If I went into the shops, I did feel that my presence was confusing to all those skinny, white girls with their equally skinny mothers. Compared to them, I looked a mess and I certainly wasn’t fashionable. If I ate in public, I looked unrealistic for eating healthy but if I ate something unhealthy or with large portions, then that was the reason I was big.
The difference from before was that I literally could shop wherever I wanted, if I had the money. I didn’t have to worry about which shops had my size or type of clothing that worked for me, nor did I feel like I was judged too harshly for what I wore. I mean, I was skinny so it was probably a fashion choice to look that shit. Nor did I ever feel like it mattered how much I ate. I ate two breakfasts then a burger king and papa John’s in one day, but jokes because I was still skinny. Recently, I couldn’t have eaten a burger without people noticing that’s probably why I was the size I was.
My dates dropped to zero and I never even got a second glance or spoken to by anyone. If that’s a correlation then I’ll let you know later.
Eventually, I knew that I was going to have to change something. My weight was piling on rapidly, so I did change my diet and I tried to do more exercise. No doubt I got looks at the gym because I clearly didn’t go there often.
Now, I know I’ll never be as skinny as I once was, neither do I want to be. There’s nothing embarrassing being the size you are if the lifestyle you lead is a healthy one. Yet, the difference in certain situations from when I was that skinny till now is quite clear. This is an acceptance that will always have to come from you, because even with body positivity on the move, people will always allude to the notion that being a lower weight is best.
When I turned up to my mother’s birthday party earlier this year, I had already lost a stone. I turned up in a tight dress with no body syncher, and I was reminded that although I’m already a stone skinnier, it will never be enough.
“I would wear something to pull that fat in.”
“Usually, tight dresses like that require something to pull your belly in.”
“That was a brave choice.”
I never noticed until now, but thank you, Sharon, for letting me know. It never occurred to me that wearing a dress with my belly showing could be so offensive and bizarre to so many people. Especially considering everyone who mentioned it was overweight themselves. I am sorry you’re not confident in your appearance but don’t pass that onto me.
I have lost even more weight since then and as I begin to reduce back to my previous size, I’ve noticed how much easier life is. Not because being skinny makes everything easier, but because there are available clothes for me, I can eat whatever I want, and people comment less on the clothes I’m wearing. I immediately seem to look nicer in everyone’s eyes, so it seems.
The amount of people finding me attractive seems to have picked up again and although I hadn’t been asked on a date since the beginning of last year, that has suddenly changed. Maybe it relates to the fact I was my biggest weight yet during that time, or maybe it was something else. Arguably, it could be anything but there seems to be some correlation there.

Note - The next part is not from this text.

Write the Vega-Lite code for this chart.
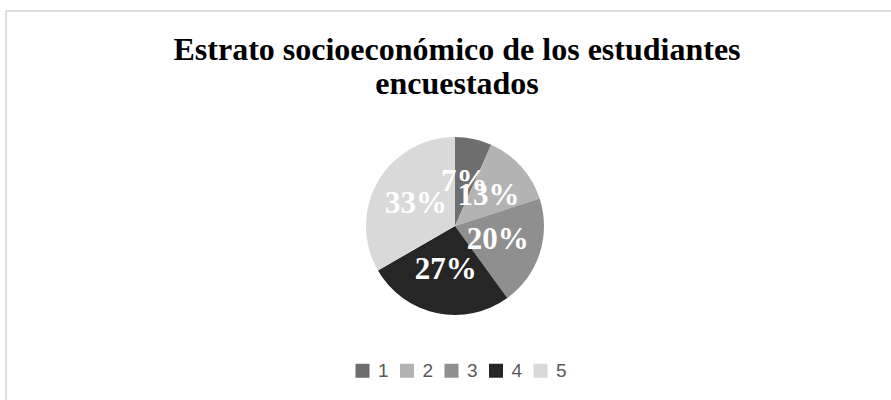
{
  "$schema": "https://vega.github.io/schema/vega-lite/v6.json",
  "width": 891,
  "height": 400,
  "autosize": {"type": "fit", "contains": "padding"},
  "padding": {"left": 6, "top": 11, "right": -5, "bottom": -5},
  "background": "white",
  "view": {"stroke": "#d4d4d4", "strokeWidth": 1.5},
  "config": {"view": {"stroke": "#d4d4d4", "strokeWidth": 1.5}},
  "title": {
    "text": ["Estrato socioeconómico de los estudiantes", "encuestados"],
    "font": "Liberation Serif",
    "fontSize": 32,
    "fontWeight": "bold",
    "color": "#000000",
    "lineHeight": 34,
    "anchor": "middle",
    "frame": "group",
    "orient": "top",
    "offset": -90,
    "dx": 6
  },
  "data": {
    "values": [
      {"estrato": "1", "n": 1, "label": "7%"},
      {"estrato": "2", "n": 2, "label": "13%"},
      {"estrato": "3", "n": 3, "label": "20%"},
      {"estrato": "4", "n": 4, "label": "27%"},
      {"estrato": "5", "n": 5, "label": "33%"}
    ]
  },
  "encoding": {
    "theta": {"field": "n", "type": "quantitative", "stack": true},
    "order": {"field": "estrato", "type": "ordinal"}
  },
  "layer": [
    {
      "mark": {"type": "arc", "radius": 89, "xOffset": 4, "yOffset": 18},
      "encoding": {
        "color": {
          "field": "estrato",
          "type": "nominal",
          "scale": {"domain": ["1", "2", "3", "4", "5"], "range": ["#6e6e6e", "#b3b3b3", "#8f8f8f", "#262626", "#d9d9d9"]},
          "legend": {
            "title": null,
            "orient": "none",
            "direction": "horizontal",
            "legendX": 347,
            "legendY": 350,
            "symbolType": "square",
            "symbolSize": 196,
            "symbolStrokeWidth": 0,
            "labelFont": "Liberation Sans",
            "labelFontSize": 19,
            "labelColor": "#595959",
            "labelOffset": 6,
            "columnPadding": 8.5
          }
        }
      }
    },
    {
      "mark": {"type": "text", "radius": 45, "xOffset": 4, "yOffset": 18, "font": "Liberation Serif", "fontSize": 31, "fontWeight": "bold", "color": "white"},
      "encoding": {"text": {"field": "label"}}
    }
  ]
}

Being skinny in that sense is easy, but maintaining it isn’t. Continuing to lead a healthy lifestyle is all you can do and that is the size you will be, whatever it is. Most people who were bothered by me being bigger are people who are overweight. This internalised rhetoric of fat-shaming still runs strong and the faster you dismiss it, to become the best you possible, then the faster you’ll be unashamed of your own image.
Part of being human is being dissatisfied, particularly with your own image, but there’s always power in not allowing yourself to be miserable for the sake of everyone else.